### [Challenge]
Copy out every line exactly, passing over the pictures.

### [Raw data]
━━━
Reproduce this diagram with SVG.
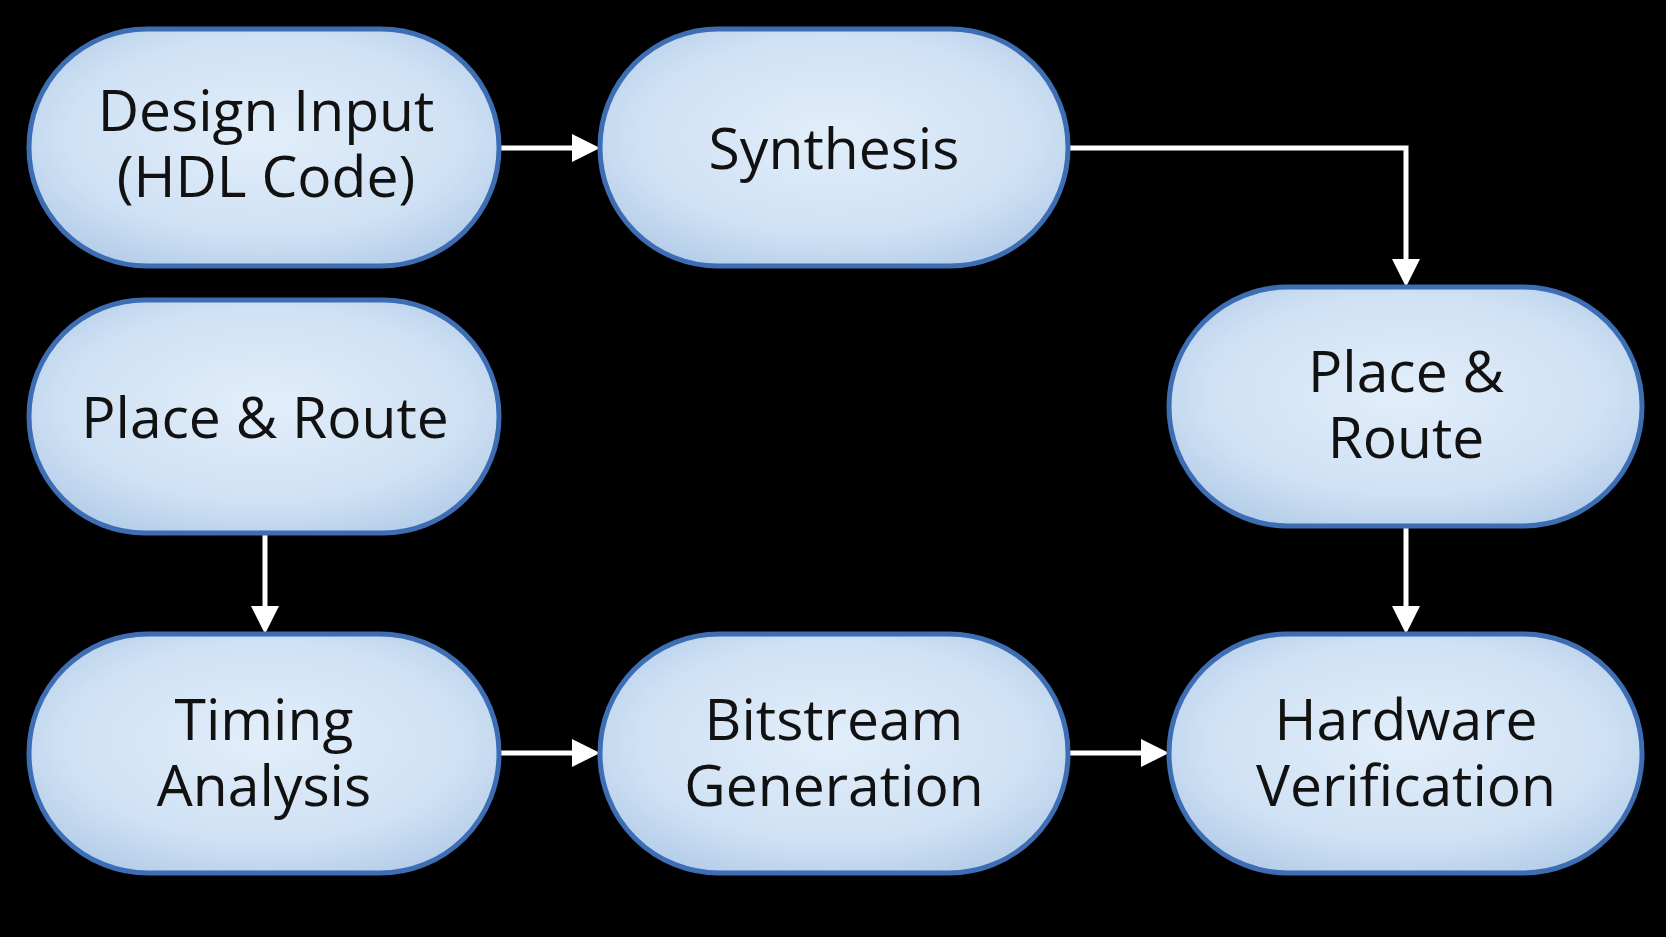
<svg xmlns="http://www.w3.org/2000/svg" width="1666" height="937" viewBox="0 0 1666 937">
<defs>
<radialGradient id="g" cx="50%" cy="45%" r="60%"><stop offset="0" stop-color="#e2eefa"/><stop offset="0.7" stop-color="#cfe1f4"/><stop offset="1" stop-color="#b7cfea"/></radialGradient>
</defs>
<style>
.n{fill:url(#g);stroke:#3d6db3;stroke-width:5}
.t{font-family:"Open Sans","Noto Sans",sans-serif;font-size:57px;fill:#111;text-anchor:middle}
.c{stroke:#fff;stroke-width:5;fill:none}
.h{fill:#fff}
</style>
<rect width="1666" height="937" fill="#000"/>
<g id="connectors">
<path class="c" d="M499,148 H572"/><path class="h" d="M572,134 L600,148 L572,162Z"/>
<path class="c" d="M1068,148 H1406 V259"/><path class="h" d="M1392,259 L1406,287 L1420,259Z"/>
<path class="c" d="M265,533 V606"/><path class="h" d="M251,606 L265,634 L279,606Z"/>
<path class="c" d="M1406,526 V606"/><path class="h" d="M1392,606 L1406,634 L1420,606Z"/>
<path class="c" d="M499,753 H572"/><path class="h" d="M572,739 L600,753 L572,767Z"/>
<path class="c" d="M1068,753 H1141"/><path class="h" d="M1141,739 L1169,753 L1141,767Z"/>
</g>
<g id="n1"><rect class="n" x="29" y="29" width="470" height="237" rx="118"/><text class="t" x="266" y="131">Design Input</text><text class="t" x="266" y="197">(HDL Code)</text></g>
<g id="n2"><rect class="n" x="600" y="29" width="468" height="237" rx="118"/><text class="t" x="834" y="169">Synthesis</text></g>
<g id="n3"><rect class="n" x="29" y="300" width="470" height="233" rx="116"/><text class="t" x="265" y="438">Place &amp; Route</text></g>
<g id="n4"><rect class="n" x="1169" y="287" width="473" height="239" rx="119"/><text class="t" x="1406" y="392">Place &amp;</text><text class="t" x="1406" y="458">Route</text></g>
<g id="n5"><rect class="n" x="29" y="634" width="470" height="239" rx="119"/><text class="t" x="264" y="740">Timing</text><text class="t" x="264" y="806">Analysis</text></g>
<g id="n6"><rect class="n" x="600" y="634" width="468" height="239" rx="119"/><text class="t" x="834" y="740">Bitstream</text><text class="t" x="834" y="806">Generation</text></g>
<g id="n7"><rect class="n" x="1169" y="634" width="473" height="239" rx="119"/><text class="t" x="1406" y="740">Hardware</text><text class="t" x="1406" y="806">Verification</text></g>
</svg>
━━━
### [Output of the exercise]
Reproduce this diagram with SVG.
<svg xmlns="http://www.w3.org/2000/svg" width="1666" height="937" viewBox="0 0 1666 937">
<defs>
<radialGradient id="g" cx="50%" cy="45%" r="60%"><stop offset="0" stop-color="#e2eefa"/><stop offset="0.7" stop-color="#cfe1f4"/><stop offset="1" stop-color="#b7cfea"/></radialGradient>
</defs>
<style>
.n{fill:url(#g);stroke:#3d6db3;stroke-width:5}
.t{font-family:"Open Sans","Noto Sans",sans-serif;font-size:57px;fill:#111;text-anchor:middle}
.c{stroke:#fff;stroke-width:5;fill:none}
.h{fill:#fff}
</style>
<rect width="1666" height="937" fill="#000"/>
<g id="connectors">
<path class="c" d="M499,148 H572"/><path class="h" d="M572,134 L600,148 L572,162Z"/>
<path class="c" d="M1068,148 H1406 V259"/><path class="h" d="M1392,259 L1406,287 L1420,259Z"/>
<path class="c" d="M265,533 V606"/><path class="h" d="M251,606 L265,634 L279,606Z"/>
<path class="c" d="M1406,526 V606"/><path class="h" d="M1392,606 L1406,634 L1420,606Z"/>
<path class="c" d="M499,753 H572"/><path class="h" d="M572,739 L600,753 L572,767Z"/>
<path class="c" d="M1068,753 H1141"/><path class="h" d="M1141,739 L1169,753 L1141,767Z"/>
</g>
<g id="n1"><rect class="n" x="29" y="29" width="470" height="237" rx="118"/><text class="t" x="266" y="131">Design Input</text><text class="t" x="266" y="197">(HDL Code)</text></g>
<g id="n2"><rect class="n" x="600" y="29" width="468" height="237" rx="118"/><text class="t" x="834" y="169">Synthesis</text></g>
<g id="n3"><rect class="n" x="29" y="300" width="470" height="233" rx="116"/><text class="t" x="265" y="438">Place &amp; Route</text></g>
<g id="n4"><rect class="n" x="1169" y="287" width="473" height="239" rx="119"/><text class="t" x="1406" y="392">Place &amp;</text><text class="t" x="1406" y="458">Route</text></g>
<g id="n5"><rect class="n" x="29" y="634" width="470" height="239" rx="119"/><text class="t" x="264" y="740">Timing</text><text class="t" x="264" y="806">Analysis</text></g>
<g id="n6"><rect class="n" x="600" y="634" width="468" height="239" rx="119"/><text class="t" x="834" y="740">Bitstream</text><text class="t" x="834" y="806">Generation</text></g>
<g id="n7"><rect class="n" x="1169" y="634" width="473" height="239" rx="119"/><text class="t" x="1406" y="740">Hardware</text><text class="t" x="1406" y="806">Verification</text></g>
</svg>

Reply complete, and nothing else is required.